Nonlinearities of near-threshold contrast transduction.

The existence of analytic threshold nonlinearities was probed with 2AFC incremental threshold functions for both local and extended test patterns on stationary matched pedestals of the same and opposite sign. In contrast to the facilitation effect with same-sign pedestals, sensitivity with opposite-sign pedestals first deteriorated up to the mask detection level, abruptly improved and then deteriorated again. Analytic solutions for the transducer function with additive noise were derived to account for the incremental data in all conditions.

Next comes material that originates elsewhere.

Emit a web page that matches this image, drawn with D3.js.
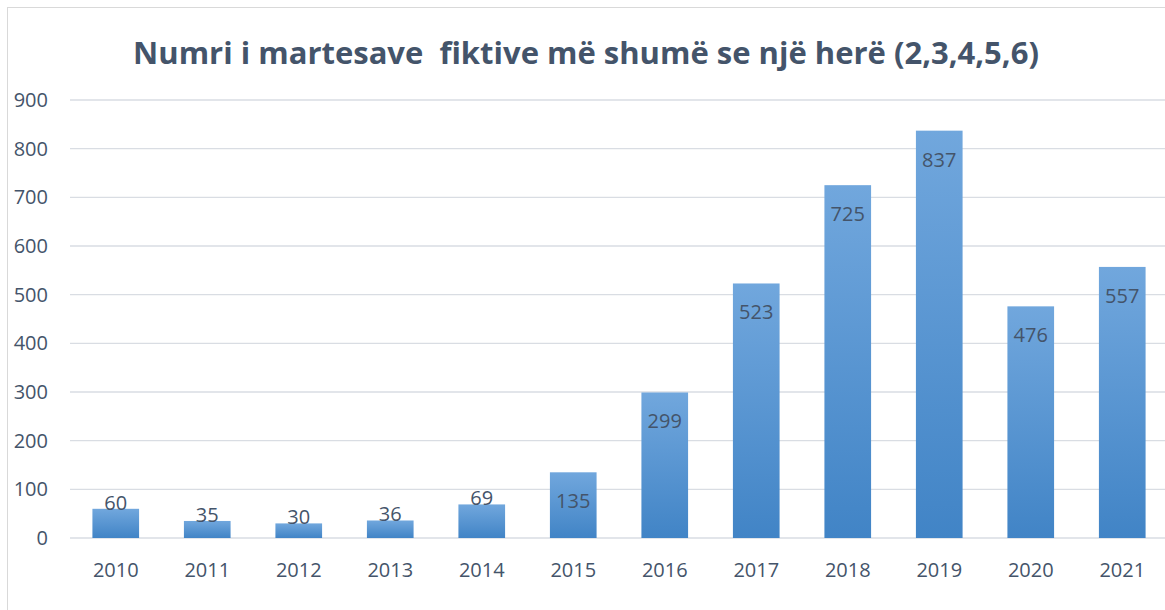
<!DOCTYPE html>
<html>
<head>
<meta charset="utf-8">
<script src="https://cdn.jsdelivr.net/npm/d3@7"></script>
<style>
  body { margin: 0; background: #fff; }
  svg { display: block; font-family: "Open Sans", sans-serif; }
</style>
</head>
<body>
<svg width="1165" height="610">
  <defs>
    <linearGradient id="barGrad" x1="0" y1="0" x2="0" y2="1">
      <stop offset="0%" stop-color="#71a7dd"></stop>
      <stop offset="100%" stop-color="#4184c6"></stop>
    </linearGradient>
  </defs>
</svg>
<script>
  // chart data
  const years = ["2010", "2011", "2012", "2013", "2014", "2015", "2016", "2017", "2018", "2019", "2020", "2021"];
  const counts = [60, 35, 30, 36, 69, 135, 299, 523, 725, 837, 476, 557];
  const yTicks = [0, 100, 200, 300, 400, 500, 600, 700, 800, 900];

  const data = years.map((y, i) => ({ year: y, value: counts[i] }));

  const svg = d3.select("svg");
  const textColor = "#44546A";

  // chart border
  svg.append("rect")
    .attr("x", 7.5).attr("y", 7.5)
    .attr("width", 1170).attr("height", 620)
    .attr("fill", "none")
    .attr("stroke", "#d9d9d9")
    .attr("stroke-width", 1);

  // scales
  const x = d3.scaleBand()
    .domain(years)
    .range([70, 1168])
    .paddingInner(0.49)
    .paddingOuter(0.245);

  const y = d3.scaleLinear()
    .domain([0, 900])
    .range([538, 100]);

  // gridlines
  svg.append("g")
    .selectAll("line")
    .data(yTicks)
    .join("line")
    .attr("x1", 70).attr("x2", 1168)
    .attr("y1", d => y(d)).attr("y2", d => y(d))
    .attr("stroke", "#d9dde3")
    .attr("stroke-width", 1.3);

  // y axis labels
  svg.append("g")
    .selectAll("text")
    .data(yTicks)
    .join("text")
    .attr("x", 48)
    .attr("y", d => y(d))
    .attr("dy", "0.35em")
    .attr("text-anchor", "end")
    .attr("fill", textColor)
    .style("font-size", "20px")
    .text(d => d);

  // bars
  svg.append("g")
    .selectAll("rect")
    .data(data)
    .join("rect")
    .attr("x", d => x(d.year))
    .attr("y", d => y(d.value))
    .attr("width", x.bandwidth())
    .attr("height", d => y(0) - y(d.value))
    .attr("fill", "url(#barGrad)");

  // data labels
  svg.append("g")
    .selectAll("text")
    .data(data)
    .join("text")
    .attr("x", d => x(d.year) + x.bandwidth() / 2)
    .attr("y", d => {
      const h = y(0) - y(d.value);
      return h > 45 ? y(d.value) + 36 : y(d.value) + 1;
    })
    .attr("text-anchor", "middle")
    .attr("fill", textColor)
    .style("font-size", "20px")
    .text(d => d.value);

  // x axis labels
  svg.append("g")
    .selectAll("text")
    .data(years)
    .join("text")
    .attr("x", d => x(d) + x.bandwidth() / 2)
    .attr("y", 577)
    .attr("text-anchor", "middle")
    .attr("fill", textColor)
    .style("font-size", "20px")
    .text(d => d);

  // title
  svg.append("text")
    .attr("x", 586)
    .attr("y", 64)
    .attr("text-anchor", "middle")
    .attr("fill", textColor)
    .style("font-size", "31px")
    .style("font-weight", "bold")
    .style("white-space", "pre")
    .text("Numri i martesave  fiktive më shumë se një herë (2,3,4,5,6)");
</script>
</body>
</html>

The results for positive difference-of-Gaussian (DoG) stimuli (whose increment made the central spot lighter) and for 10 c deg-1 Gabor stimuli were consistent with accurate hard-threshold behavior with best-fitting d' powers from 17 to 358. The 10 c deg-1 data further implied that contrast gain control was operating throughout the subthreshold range. The results for negative DoGs (whose increment corresponds to the darkening of the central spot) and 2 c deg-1 Gabor profiles were consistent with mild nonlinearities having d' powers of 1.6-3. Significant differences between the nonlinearities for positive and negative DoGs indicate that only a small portion, if any, of the near-threshold nonlinearity could be attributed to uncertainty. Our analysis suggests that, with low spatial frequency gratings, detection was based on those bars that become darker; with high-frequency gratings, on the bars that become brighter.